While there have been Junior ROTC air rifle teams in the past at Pasco High, it's been a sporadic commitment. Pittman, who for the past three years has overseen the program with Commander Ed Flores, re-established the air rifle team last year after being awarded a $8,500 grant from the Friends of the National Rifle Association.
"That allowed us to buy equipment," he said.
Then it was time to assemble a team — not an altogether easy task.
"Last year, 31 cadets expressed an interest in joining up, and I wound up with five," Pittman said. "This year I started with 17 and ended up with seven."
That's because there is much that's expected from this elite kind of group.
Being a member of the air rifle team takes the most commitment, dedication and concentration of all Navy Junior ROTC activities, Pittman said. "It's remarkable at this level how you see their grades come up in school. If they don't keep their grades up they don't compete."

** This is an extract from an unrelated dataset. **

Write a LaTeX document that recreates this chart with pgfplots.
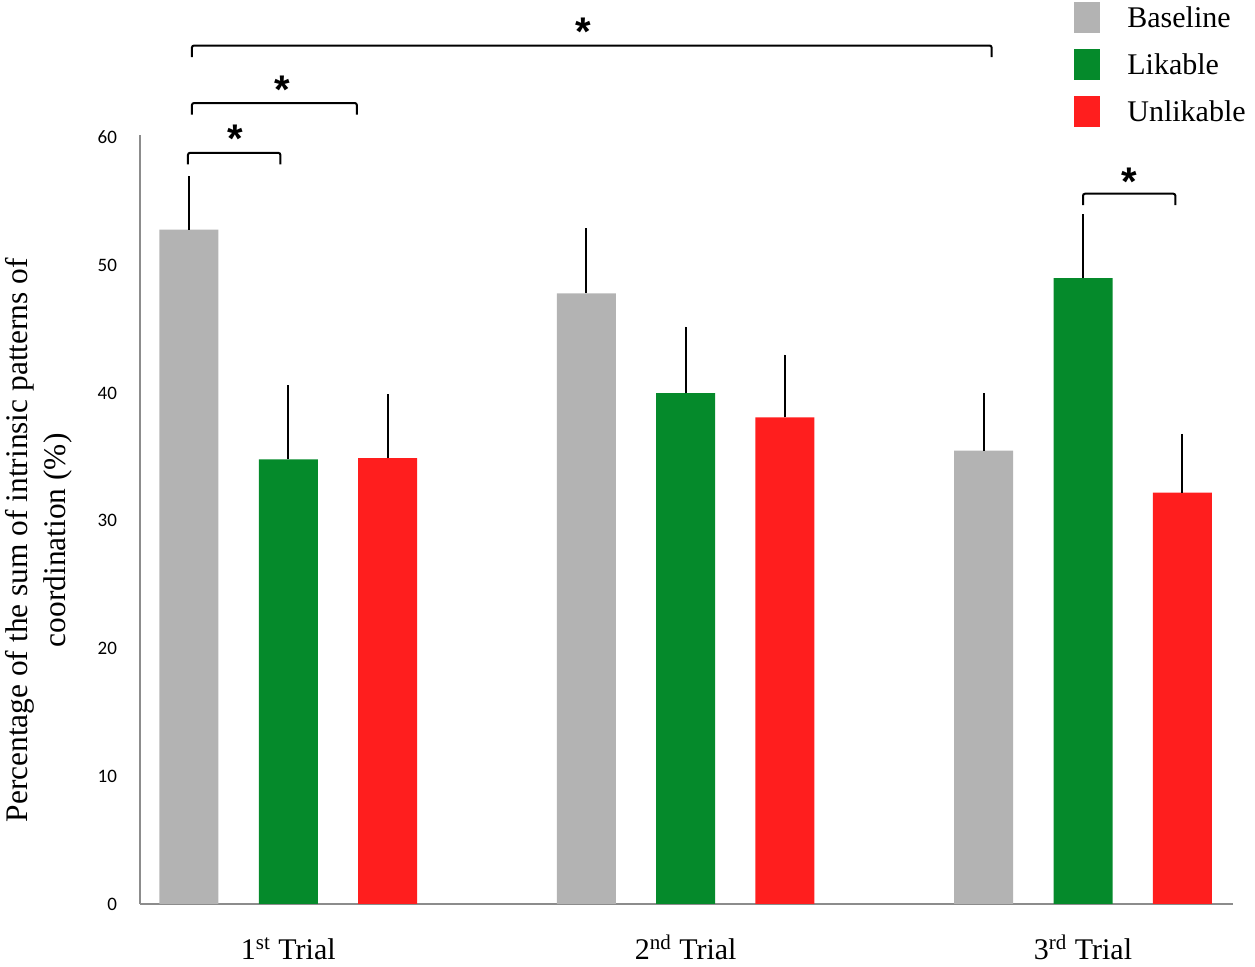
\documentclass[border=0pt]{standalone}
\usepackage{fontspec}
\setmainfont{Liberation Serif}
\newfontfamily\tickfont{Carlito}
\newfontfamily\astfont{Liberation Sans}
\usepackage{pgfplots}
\usepackage{pgfplotstable}
\pgfplotsset{compat=1.18}
\definecolor{cbase}{RGB}{179,179,179}
\definecolor{clike}{RGB}{5,138,43}
\definecolor{cunlike}{RGB}{255,30,30}
\definecolor{caxis}{RGB}{140,140,140}

\pgfplotstableread{
x y e
0 52.8 4.2
4 47.8 5.1
8 35.5 4.5
}\baseline
\pgfplotstableread{
x y e
1 34.8 5.8
5 40.0 5.2
9 49.0 5.0
}\likable
\pgfplotstableread{
x y e
2 34.9 5.0
6 38.1 4.9
10 32.2 4.6
}\unlikable

\begin{document}
\begin{tikzpicture}
\begin{axis}[
  scale only axis,
  width=546.5pt, height=384.5pt,
  xmin=-0.493, xmax=10.51,
  ymin=0, ymax=60.2,
  axis x line*=bottom, axis y line*=left,
  axis line style={caxis, line width=1pt, -},
  major tick length=0pt,
  xtick={1,5,9},
  xticklabels={1\textsuperscript{st} Trial, 2\textsuperscript{nd} Trial, 3\textsuperscript{rd} Trial},
  xticklabel style={font=\fontsize{15}{18}\selectfont, anchor=base, yshift=-28pt},
  ytick={0,10,...,60},
  yticklabel style={font=\tickfont\fontsize{9.5}{11}\selectfont, xshift=-8pt},
  /pgf/number format/assume math mode=true,
  ylabel={\begin{tabular}{c}Percentage of the sum of intrinsic patterns of\\coordination (\%)\end{tabular}},
  ylabel style={font=\fontsize{15.7}{19}\selectfont, at={(axis description cs:-0.0924,0.473)}, anchor=center, rotate=0},
  ybar, bar width=29.5pt, bar shift=0pt,
  clip=false,
  legend style={draw=none, fill=none, at={(axis description cs:0.8545,1.173)}, anchor=north west,
    font=\fontsize{15}{18}\selectfont, row sep=7.5pt, inner sep=0pt,
    /tikz/every odd column/.append style={column sep=11.5pt}},
  legend cell align=left,
  legend image code/.code={\fill[#1] (0pt,-7.5pt) rectangle (13pt,8pt);},
  error bars/y dir=plus, error bars/y explicit,
  error bars/error mark=none,
  error bars/error bar style={black, line width=1pt},
]
\addplot[fill=cbase, draw=none] table[x=x,y=y,y error=e]{\baseline};
\addlegendentry{Baseline}
\addplot[fill=clike, draw=none] table[x=x,y=y,y error=e]{\likable};
\addlegendentry{Likable}
\addplot[fill=cunlike, draw=none] table[x=x,y=y,y error=e]{\unlikable};
\addlegendentry{Unlikable}

\draw[black, line width=1pt, rounded corners=1pt] (axis cs:0.03,66.3) -- (axis cs:0.03,67.2) -- (axis cs:8.08,67.2) -- (axis cs:8.08,66.3);
\draw[black, line width=1pt, rounded corners=1pt] (axis cs:0.03,61.8) -- (axis cs:0.03,62.7) -- (axis cs:1.69,62.7) -- (axis cs:1.69,61.8);
\draw[black, line width=1pt, rounded corners=1pt] (axis cs:-0.01,57.9) -- (axis cs:-0.01,58.8) -- (axis cs:0.92,58.8) -- (axis cs:0.92,57.9);
\draw[black, line width=1pt, rounded corners=1pt] (axis cs:9.0,54.7) -- (axis cs:9.0,55.6) -- (axis cs:9.93,55.6) -- (axis cs:9.93,54.7);
\node[anchor=base, inner sep=0pt, font=\astfont\bfseries\fontsize{20}{24}\selectfont] at (axis cs:3.97,67.2) {*};
\node[anchor=base, inner sep=0pt, font=\astfont\bfseries\fontsize{20}{24}\selectfont] at (axis cs:0.94,62.7) {*};
\node[anchor=base, inner sep=0pt, font=\astfont\bfseries\fontsize{20}{24}\selectfont] at (axis cs:0.47,58.8) {*};
\node[anchor=base, inner sep=0pt, font=\astfont\bfseries\fontsize{20}{24}\selectfont] at (axis cs:9.47,55.5) {*};
\end{axis}
\pgfresetboundingbox
\path[use as bounding box] (-70pt,-31.5pt) rectangle (557.5pt,452pt);
\end{tikzpicture}
\end{document}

"There's a lot of mental preparation that goes into this. It takes commitment, dedication and concentration. They're shooting from 10 meters — 33 feet — and trying to hit a bull's-eye that's about the size of a pencil lead," he said, "It's a thinking man's sport. Most people think that it's physical, but it's not. It's 10 percent physical and 90 percent mental."
There's also plenty of research and studying that cadets must do on their own time, Pittman said, noting the pages of written work he assigned over the winter break. Team members are required to keep their grades up, set goals and write self evaluations in their journals on a regular basis. Then there are the visualization skills they must work on to help hone their skills.
"A lot of cadets just don't want to do that," he said.
But these seven do.
Other than Nicholas Cordoba and Sean Carroll, the air rifle team members are Gregory Thomas, Jacob Carroll, Austen Crowder, Randall Trowbridge and Christopher Blickhan.